Repeat emergency room visits more common than previously thought
New research suggests that ailing people should be more pushy about getting follow-up care.
WASHINGTON — No one wants to make a repeat visit to the emergency room for the same complaint, but new research suggests it’s more common than previously thought and, surprisingly, people frequently wind up at a different ER the second time around.
Already some ERs are taking steps to find out why and try to prevent unnecessary returns. A Philadelphia hospital, for example, is beginning to test video calls and other steps to link discharged patients to primary care.
The new research, based on records in six states, suggests patients should be pushy about getting follow-up care so they don’t have to return to crowded emergency departments.
“You need to make sure the next day, you connect the dots,” said study co-author Dr. R. Adams Dudley of the University of California, San Francisco. “You cannot count on the health system to connect the dots.”

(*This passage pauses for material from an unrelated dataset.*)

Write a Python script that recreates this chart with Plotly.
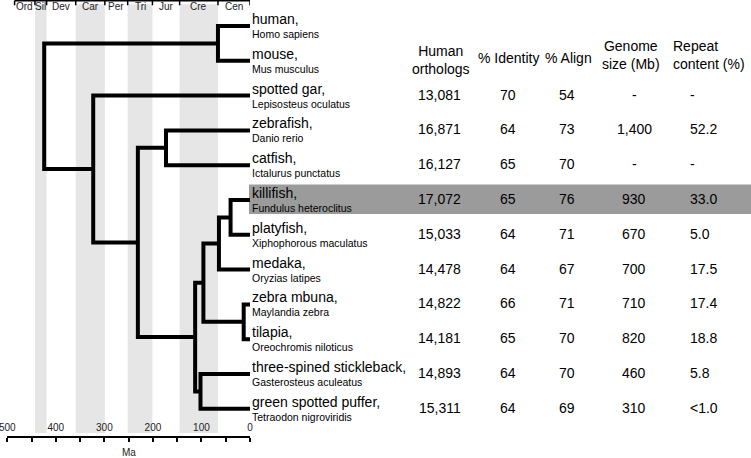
import plotly.graph_objects as go

# ---------------- data ----------------
common = ["human,", "mouse,", "spotted gar,", "zebrafish,", "catfish,", "killifish,",
          "platyfish,", "medaka,", "zebra mbuna,", "tilapia,",
          "three-spined stickleback,", "green spotted puffer,"]
latin = ["Homo sapiens", "Mus musculus", "Lepisosteus oculatus", "Danio rerio",
         "Ictalurus punctatus", "Fundulus heteroclitus", "Xiphophorous maculatus",
         "Oryzias latipes", "Maylandia zebra", "Oreochromis niloticus",
         "Gasterosteus aculeatus", "Tetraodon nigroviridis"]
orthologs = ["", "", "13,081", "16,871", "16,127", "17,072", "15,033", "14,478",
             "14,822", "14,181", "14,893", "15,311"]
identity = ["", "", "70", "64", "65", "65", "64", "64", "66", "65", "64", "64"]
align = ["", "", "54", "73", "70", "76", "71", "67", "71", "70", "70", "69"]
genome = ["", "", "-", "1,400", "-", "930", "670", "700", "710", "820", "460", "310"]
repeat = ["", "", "-", "52.2", "-", "33.0", "5.0", "17.5", "17.4", "18.8", "5.8", "<1.0"]
highlight_row = 5

# internal tree nodes (children: leaf index or node id), ages in Ma
node_id = ["hm", "zc", "kp", "kpm", "ct", "ov", "sp", "perc", "tel", "act", "root"]
node_age = [66, 173, 40, 64, 13, 96, 102, 113, 231, 323, 424]
node_children = [(0, 1), (3, 4), (5, 6), ("kp", 7), (8, 9), ("kpm", "ct"),
                 (10, 11), ("ov", "sp"), ("zc", "perc"), (2, "tel"), ("hm", "act")]

period_names = ["Ord", "Sil", "Dev", "Car", "Per", "Tri", "Jur", "Cre", "Cen"]
period_start = [485, 443, 419, 359, 299, 252, 201, 145, 66]
period_end = [443, 419, 359, 299, 252, 201, 145, 66, 0]

minor_ticks = list(range(50, 500, 100))
axis_labels = list(range(0, 501, 100))

headers = ["Human<br>orthologs", "% Identity", "% Align", "Genome<br>size (Mb)",
           "Repeat<br>content (%)"]

# ---------------- layout constants ----------------
W, H = 751, 458
FONT = "Liberation Sans, Arial, sans-serif"
ROW0, ROWH, AXIS_PX = 26.0, 34.8, 436.0
X0_PX, X1_PX = 7.3, 250.0
y_top = -ROW0 / ROWH
y_bot = (AXIS_PX - ROW0) / ROWH

# ---------------- tree geometry ----------------
pos = {}
for i in range(len(common)):
    pos[i] = (0.0, float(i))
tx, ty = [], []
for nid, age, (a, b) in zip(node_id, node_age, node_children):
    ax_, ay = pos[a]
    bx, by = pos[b]
    tx += [ax_, age, age, bx, None]
    ty += [ay, ay, by, by, None]
    pos[nid] = (age, (ay + by) / 2)

fig = go.Figure()
fig.add_trace(go.Scatter(x=tx, y=ty, mode="lines",
                         line=dict(color="black", width=4),
                         hoverinfo="skip", showlegend=False))

shapes = []
# shaded geological periods
for k, (s, e) in enumerate(zip(period_start, period_end)):
    if k % 2 == 1:
        shapes.append(dict(type="rect", xref="x", yref="y domain", x0=s, x1=e,
                           y0=0.007, y1=0.99, fillcolor="#e6e6e6",
                           line=dict(width=0), layer="below"))
# top period scale line and boundary ticks
shapes.append(dict(type="line", xref="x", yref="y domain", x0=period_start[0], x1=0,
                   y0=0.9985, y1=0.9985, line=dict(color="black", width=1.5)))
for b in period_start + [0]:
    shapes.append(dict(type="line", xref="x", yref="y domain", x0=b, x1=b,
                       y0=0.9985, y1=0.988, line=dict(color="black", width=1.5)))
# highlighted killifish row
shapes.append(dict(type="rect", xref="paper", yref="y", x0=249 / W, x1=1,
                   y0=highlight_row - 15.5 / ROWH, y1=highlight_row + 14 / ROWH,
                   fillcolor="#9b9b9b", line=dict(width=0), layer="below"))

ann = []
for name, s, e in zip(period_names, period_start, period_end):
    ann.append(dict(x=(s + e) / 2, y=(AXIS_PX - 7) / AXIS_PX, xref="x", yref="y domain",
                    text=name, showarrow=False, font=dict(size=10, color="#222"),
                    xanchor="center", yanchor="middle"))
for i in range(len(common)):
    ann.append(dict(x=250 / W, y=i, xref="paper", yref="y", text=common[i],
                    showarrow=False, xanchor="left", yanchor="middle", yshift=7,
                    font=dict(size=14, color="black")))
    ann.append(dict(x=250 / W, y=i, xref="paper", yref="y", text=latin[i],
                    showarrow=False, xanchor="left", yanchor="middle", yshift=-8,
                    font=dict(size=10.5, color="black")))
col_x = [440, 508, 567, 634, 688]
col_anchor = ["center", "center", "center", "center", "left"]
for col, cx, anc in zip([orthologs, identity, align, genome, repeat], col_x, col_anchor):
    for i, v in enumerate(col):
        if v:
            ann.append(dict(x=cx / W, y=i, xref="paper", yref="y", text=v,
                            showarrow=False, xanchor=anc, yanchor="middle", yshift=1,
                            font=dict(size=14, color="black")))
hdr_x = [441, 508, 568, 631, 671]
hdr_y = [60, 58, 58, 55, 55]
hdr_anchor = ["center", "center", "center", "center", "left"]
for t, hx, hy, anc in zip(headers, hdr_x, hdr_y, hdr_anchor):
    ann.append(dict(x=hx / W, y=(H - hy) / H, xref="paper", yref="paper", text=t,
                    showarrow=False, xanchor=anc, yanchor="middle",
                    align="center" if anc == "center" else "left",
                    font=dict(size=14, color="black")))
# axis title
ann.append(dict(x=(X0_PX + X1_PX) / 2 / W, y=(H - 452) / H, xref="paper", yref="paper",
                text="Ma", showarrow=False, xanchor="center", yanchor="middle",
                font=dict(size=10, color="#222")))

fig.update_layout(
    width=W, height=H, margin=dict(l=0, r=0, t=0, b=0, autoexpand=False),
    paper_bgcolor="white", plot_bgcolor="white",
    font=dict(family=FONT, color="black"),
    showlegend=False,
    shapes=shapes, annotations=ann,
    xaxis=dict(domain=[X0_PX / W, X1_PX / W], range=[500, 0], anchor="y",
               automargin=False,
               showline=True, linecolor="black", linewidth=1.5,
               ticks="outside", ticklen=4, tickwidth=1.5, tickcolor="black",
               tickvals=axis_labels, ticklabelposition="inside",
               ticklabeloverflow="allow", ticklabelstandoff=2,
               tickfont=dict(size=10, color="#222"),
               minor=dict(tickvals=minor_ticks, ticks="outside", ticklen=4,
                          tickwidth=1.5, tickcolor="black", showgrid=False),
               showgrid=False, zeroline=False),
    yaxis=dict(domain=[(H - AXIS_PX) / H, 1], range=[y_bot, y_top], visible=False,
               automargin=False, showgrid=False, zeroline=False),
)

fig.write_html("out.html", config={"displayModeBar": False},
               post_script="document.body.style.margin='0';")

It’s also a reminder of how disconnected our health care system is. Chances are, your primary care doctor won’t know you made an ER visit unless you call about what to do next.
And if your second visit was to a different ER, often doctors can’t see your earlier X-rays or other tests and have to repeat them. While more hospitals and doctors’ offices are trying to share electronic medical records, it’s still far from common.
“It’s frustrating. We’re open 24 hours a day and we don’t necessarily have access to those records,” said UCSF assistant professor Dr. Reena Duseja.
Duseja’s team analyzed records from Arizona, California, Florida, Nebraska, Utah and Hawaii, among the first states to link records so patients can be tracked from one health facility to another. Researchers checked more than 53 million ER visits in which the patient was treated and sent home between 2006 and 2010.
About 8 percent of patients returned within three days, and 1 in 5 made a repeat visit over the next month, Duseja reported this month in Annals of Internal Medicine.
A third of revisits within three days, and 28 percent over a month, occurred at a different ER. Duseja couldn’t tell why – if patients were dissatisfied the first time, or traveling, or for some other reason.
Patients with skin infections were most likely to return, followed by those with abdominal pain.
State rates varied a bit, with 6.2 percent of Arizona patients returning within three days compared with 9.3 percent in Utah.
Revisits may be appropriate, Duseja said. Nearly 30 percent of revisits involved hospitalization, suggesting either patients got worse or emergency physicians felt more scrutiny or testing was warranted.
Also, sometimes ERs tell patients to return. In the ER at San Francisco General Hospital, Duseja sees many Medicaid or uninsured patients who have trouble finding a primary care doctor or specialist.